Homosexuality is properly highlighted as a key pathology to guard against in the priesthood, not, as some erroneously hold, because its corresponding sin is so much more grievous than other mortal sins, but because it is the one that most directly and gravely impacts manhood and its vocation of fatherhood, be it clerical or familial.
The seminary, or any society of man living together, is not the most innocuous of settings for a man with a homosexual disposition; it is, at the very least, an occasion of sin. Some men with same-sex attraction seek out a celibate cadre because demonstrations of heterosexuality are not overtly required. Others enter an all-male environment because of an explicit psychological-sexual attraction to men or desire for homosexual liaisons.
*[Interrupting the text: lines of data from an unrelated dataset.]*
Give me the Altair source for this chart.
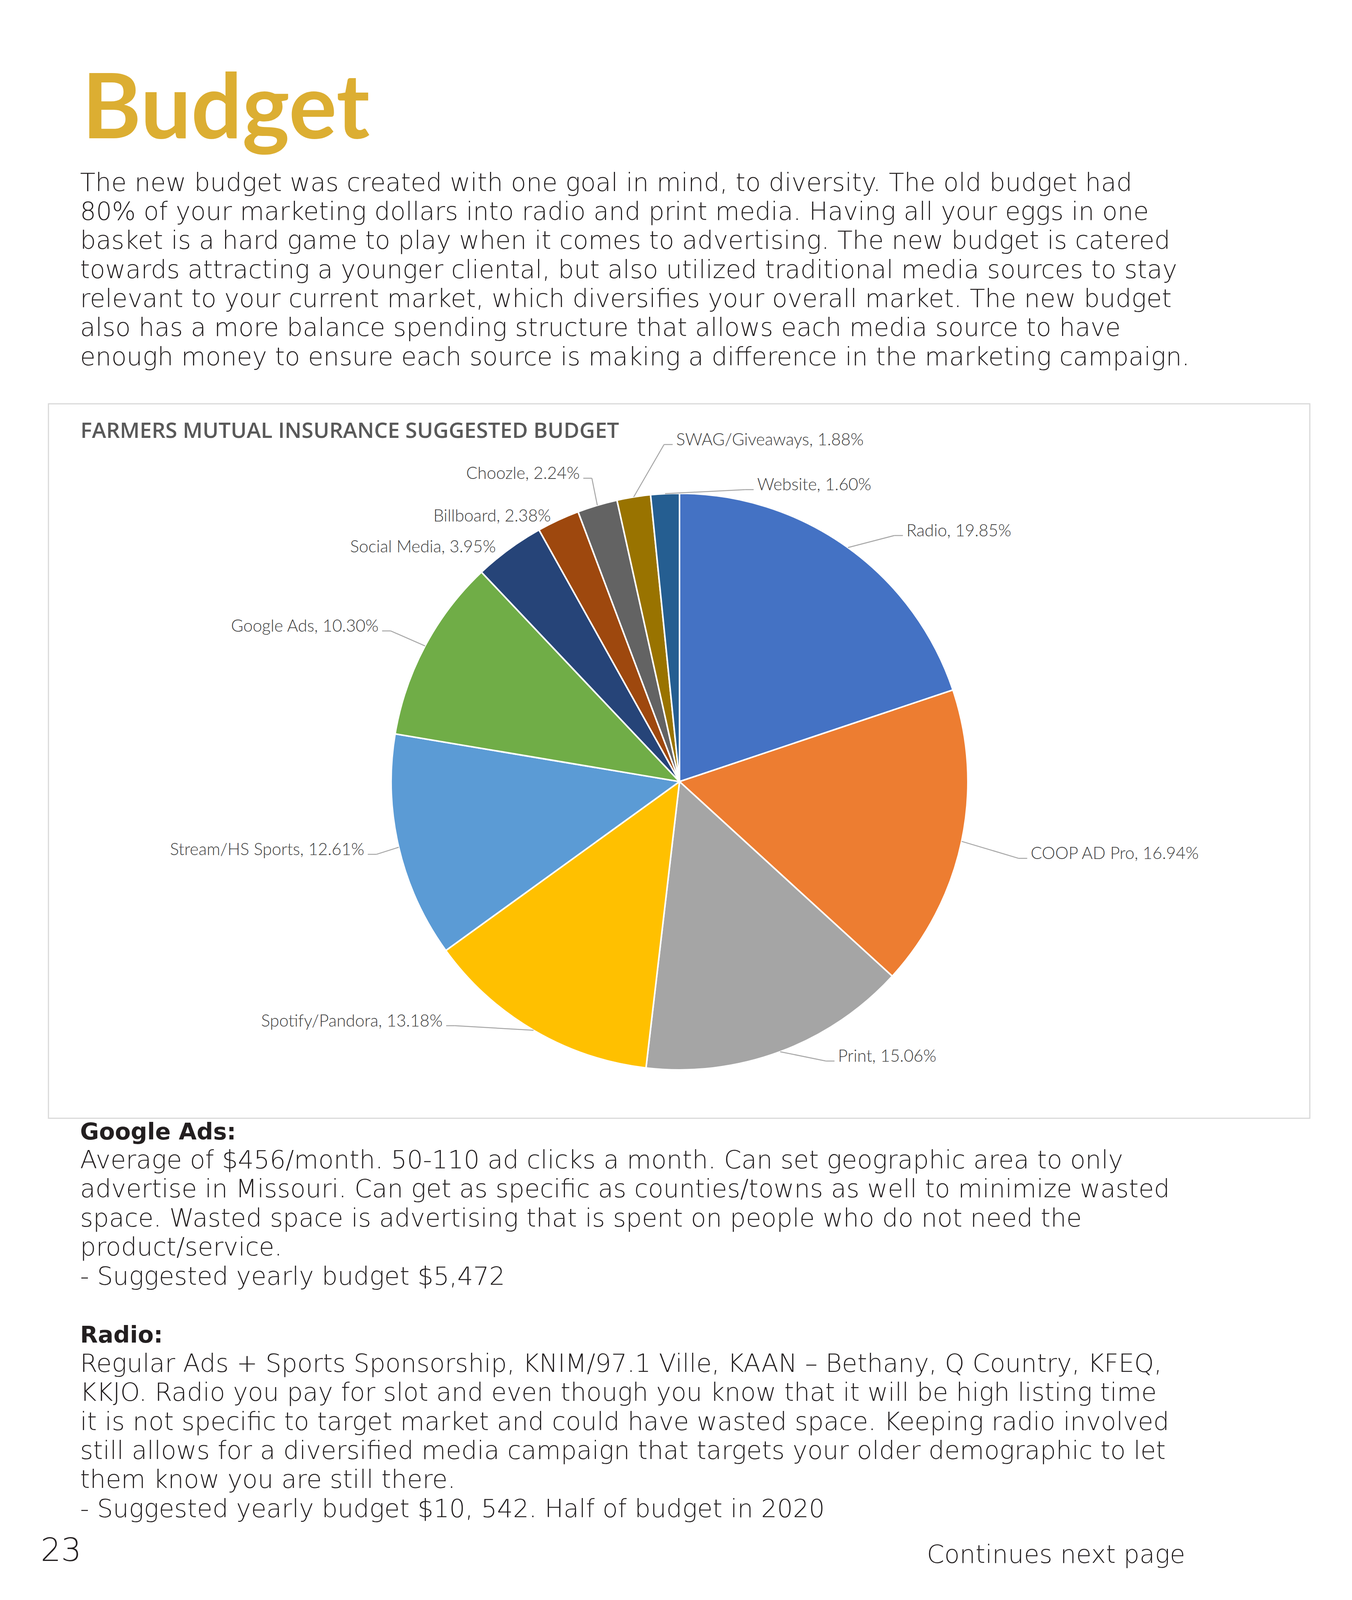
import altair as alt
import pandas as pd

# ---------------- data ----------------
categories = ["Radio", "COOP AD Pro", "Print", "Spotify/Pandora", "Stream/HS Sports",
              "Google Ads", "Social Media", "Billboard", "Choozle", "SWAG/Giveaways", "Website"]
shares = [19.85, 16.94, 15.06, 13.18, 12.61, 10.30, 3.95, 2.38, 2.24, 1.88, 1.60]
colors = ["#4472C4", "#ED7D31", "#A5A5A5", "#FFC000", "#5B9BD5", "#70AD47",
          "#264478", "#9E480E", "#636363", "#997300", "#255E91"]

page_title = "Budget"
intro_lines = [
    "The new budget was created with one goal in mind, to diversity. The old budget had",
    "80% of your marketing dollars into radio and print media. Having all your eggs in one",
    "basket is a hard game to play when it comes to advertising. The new budget is catered",
    "towards attracting a younger cliental, but also utilized traditional media sources to stay",
    "relevant to your current market, which diversifies your overall market. The new budget",
    "also has a more balance spending structure that allows each media source to have",
    "enough money to ensure each source is making a difference in the marketing campaign.",
]
chart_title = "FARMERS MUTUAL INSURANCE SUGGESTED BUDGET"
google_heading = "Google Ads:"
google_lines = [
    "Average of $456/month. 50-110 ad clicks a month. Can set geographic area to only",
    "advertise in Missouri. Can get as specific as counties/towns as well to minimize wasted",
    "space. Wasted space is advertising that is spent on people who do not need the",
    "product/service.",
    "- Suggested yearly budget $5,472",
]
radio_heading = "Radio:"
radio_lines = [
    "Regular Ads + Sports Sponsorship, KNIM/97.1 Ville, KAAN \u2013 Bethany, Q Country, KFEQ,",
    "KKJO. Radio you pay for slot and even though you know that it will be high listing time",
    "it is not specific to target market and could have wasted space. Keeping radio involved",
    "still allows for a diversified media campaign that targets your older demographic to let",
    "them know you are still there.",
    "- Suggested yearly budget $10, 542. Half of budget in 2020",
]
page_number = "23"
footer_text = "Continues next page"

# ---------------- layout ----------------
# The photographed area is about 4096 px tall, so the page's vertical layout
# is compressed to fit it; horizontal positions are kept.
OFF = 8
VIS_H = 4096
K = VIS_H / 4477.0
W, H = 3460 - 2 * OFF, VIS_H - 2 * OFF


def P(v):          # horizontal page px -> chart px
    return v - OFF


def SY(v):         # vertical page px (reference) -> chart px
    return v * K - OFF


CX, CY = 1739, 2187
R = 738            # pie radius
label_angle = [38.6, 103.9, 154.4, 220.1, 255.3, 299.7, 325.7, 337.8, 345.2, 357.6, 11.6]
label_radius = [881, 894, 867, 893, 802, 851, 779, 789, 878, 944, 834]
label_side = [1, 1, 1, -1, -1, -1, -1, -1, -1, 1, 1]
label_leader = [1, 1, 1, 1, 1, 1, 0, 0, 1, 1, 1]

BODY_FONT = "DejaVu Sans"
BODY_SIZE = 64
BODY_WEIGHT = 200
BODY_COLOR = "#231F20"
HEAD_SIZE = 59
LINE = 81.3

pie_df = pd.DataFrame({
    "category": categories, "share": shares, "idx": list(range(len(categories))),
    "la": label_angle, "lr": label_radius, "side": label_side, "leader": label_leader,
})

box = alt.Chart(pd.DataFrame({"k": [0]})).mark_rect(
    fill="white", stroke="#D9D9D9", strokeWidth=3
).encode(
    x=alt.value(P(124)), x2=alt.value(P(3352)), y=alt.value(SY(1130)), y2=alt.value(SY(3129))
)

pie = alt.Chart(pie_df).mark_arc(radius=R, stroke="white", strokeWidth=4).encode(
    theta=alt.Theta("share:Q", stack=True),
    color=alt.Color("category:N", scale=alt.Scale(domain=categories, range=colors), legend=None),
    order=alt.Order("idx:Q", sort="ascending"),
    x=alt.value(P(CX)),
    y=alt.value(SY(CY)),
)

geo = alt.Chart(pie_df).transform_window(
    cum="sum(share)", sort=[alt.SortField("idx")], frame=[None, 0]
).transform_joinaggregate(
    total="sum(share)"
).transform_calculate(
    mid="(datum.cum - datum.share / 2) / datum.total * 2 * PI",
    ex=f"{P(CX)} + {R} * sin(datum.mid)",
    ey=f"{SY(CY)} - {R} * cos(datum.mid)",
    lx=f"{P(CX)} + datum.lr * sin(datum.la * PI / 180)",
    ly=f"{SY(CY)} - datum.lr * cos(datum.la * PI / 180) * {K}",
    hx="datum.lx + datum.side * 22",
    tx="datum.lx + datum.side * 31",
    ty="datum.ly + 2",
    label="datum.category + ', ' + format(datum.share, '.2f') + '%'",
)

XN = dict(scale=None, axis=None)
lead_color = "#A6A6A6"
leader_diag = geo.transform_filter("datum.leader == 1").mark_rule(
    color=lead_color, strokeWidth=2.5
).encode(x=alt.X("ex:Q", **XN), y=alt.Y("ey:Q", **XN), x2="lx:Q", y2="ly:Q")
leader_h = geo.transform_filter("datum.leader == 1").mark_rule(
    color=lead_color, strokeWidth=2.5
).encode(x=alt.X("lx:Q", **XN), y=alt.Y("ly:Q", **XN), x2="hx:Q", y2="ly:Q")
LABEL_STYLE = dict(font="Lato", fontSize=43, fontWeight=300, color="#404040", baseline="alphabetic")
labels_r = geo.transform_filter("datum.side == 1").mark_text(align="left", **LABEL_STYLE).encode(
    x=alt.X("tx:Q", **XN), y=alt.Y("ty:Q", **XN), text="label:N")
labels_l = geo.transform_filter("datum.side == -1").mark_text(align="right", **LABEL_STYLE).encode(
    x=alt.X("tx:Q", **XN), y=alt.Y("ty:Q", **XN), text="label:N")


def lines_df(lines, first_baseline):
    return pd.DataFrame({"text": lines,
                         "y": [SY(first_baseline + i * LINE) for i in range(len(lines))]})


def one_df(text, baseline):
    return pd.DataFrame({"text": [text], "y": [SY(baseline)]})


def text_layer(df, x, size, weight, color, font=BODY_FONT, align="left"):
    return alt.Chart(df).mark_text(
        align=align, baseline="alphabetic", font=font, fontSize=size,
        fontWeight=weight, color=color
    ).encode(x=alt.value(P(x)), y=alt.Y("y:Q", **XN), text="text:N")


title_l = text_layer(one_df(page_title, 387), 210, 230, 700, "#DCAE32", font="Lato")
intro_l = text_layer(lines_df(intro_lines, 534), 205, BODY_SIZE, BODY_WEIGHT, BODY_COLOR)
ctitle_l = text_layer(one_df(chart_title, 1225), 206, 55, 600, "#595959", font="Open Sans")
gh_l = text_layer(one_df(google_heading, 3188), 205, HEAD_SIZE, 700, BODY_COLOR)
g_l = text_layer(lines_df(google_lines, 3188 + LINE), 205, BODY_SIZE, BODY_WEIGHT, BODY_COLOR)
rh_y = 3188 + LINE * 7
rh_l = text_layer(one_df(radio_heading, rh_y), 205, HEAD_SIZE, 700, BODY_COLOR)
r_l = text_layer(lines_df(radio_lines, rh_y + LINE), 205, BODY_SIZE, BODY_WEIGHT, BODY_COLOR)
pn_l = text_layer(one_df(page_number, 4368), 104, 82, BODY_WEIGHT, BODY_COLOR)
ft_l = text_layer(one_df(footer_text, 4373), 2372, BODY_SIZE, BODY_WEIGHT, BODY_COLOR)

chart = alt.layer(
    box, pie, leader_diag, leader_h, labels_r, labels_l,
    title_l, intro_l, ctitle_l, gh_l, g_l, rh_l, r_l, pn_l, ft_l
).properties(
    width=W, height=H, padding=0, background="white"
).configure_view(strokeWidth=0)

chart.save("out.html", embed_options={"renderer": "svg", "actions": False})
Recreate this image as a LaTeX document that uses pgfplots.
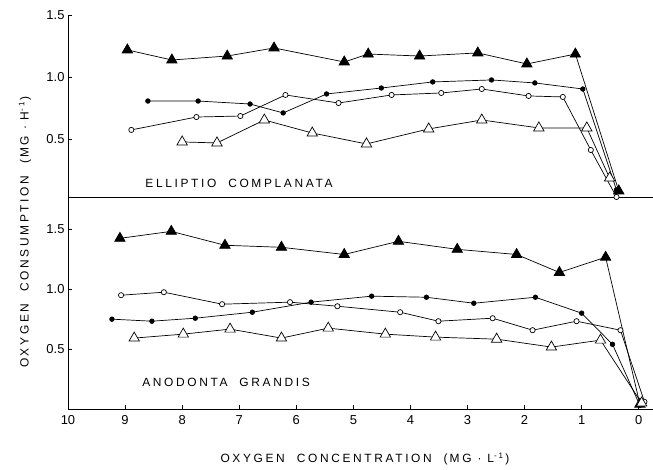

As such, the first and most basic evaluation of applicants to the seminary should their feelings toward marriage and family. If an applicant has a desire to marry, if he views giving up feminine marital companionship and the fathering of children as a sacrifice, then he may have a vocation to the priesthood. When such is the case, a possible future priest’s intentions are validated by sacrifice from the beginning: His motives are pure, for his ascent of the Tabor of priestly ordination is simultaneously an ascent of the Golgotha of sacrificial immolation.
An authentic Catholic psychological evaluation must also become an integrated part of the candidacy process. Identifying sound Catholic psychologists who locate the science of psychology within a Catholic anthropology to conduct these evaluations is crucial.
Such psychologists can be invaluable adjuncts to the process of seminary admission and formation in their administration of clinical interviews, psychological testing and psychotherapy. However, the essential remedy of the current crisis lies not in psychology. Rather, the remedy lies in a renewed morality, spirituality and doctrinal orthodoxy, for it is the implementation and practice of these that will best ensure psychological soundness.
Indeed, even those men who are healthy psychosexually must be able to show that they are able to live the celibate lifestyle for some years before they are ordained.
They reasons for such rigorous standards are threefold. Sufficient unto themselves are the first two reasons, both of which are for the good of the Church – the incomparable august nature of the priesthood and the need to avoid ecclesial scandal. The third reason is for the sake of the would-be ordained. For a man at ordination receives not only an indelible mark upon his soul, but a bull’s eye upon his back, becoming a most prized target for Satan.
If the celibate priesthood is to thrive in the modern era, this propensity of all-male environments to foster homosexuality must find a striking exception in Catholic clerical culture. Indeed, this culture must again become synonymous with the natural virtues of fatherly manhood and the supernatural virtues of priestly fatherhood and thus become altogether unconducive to effeminacy and homosexuality.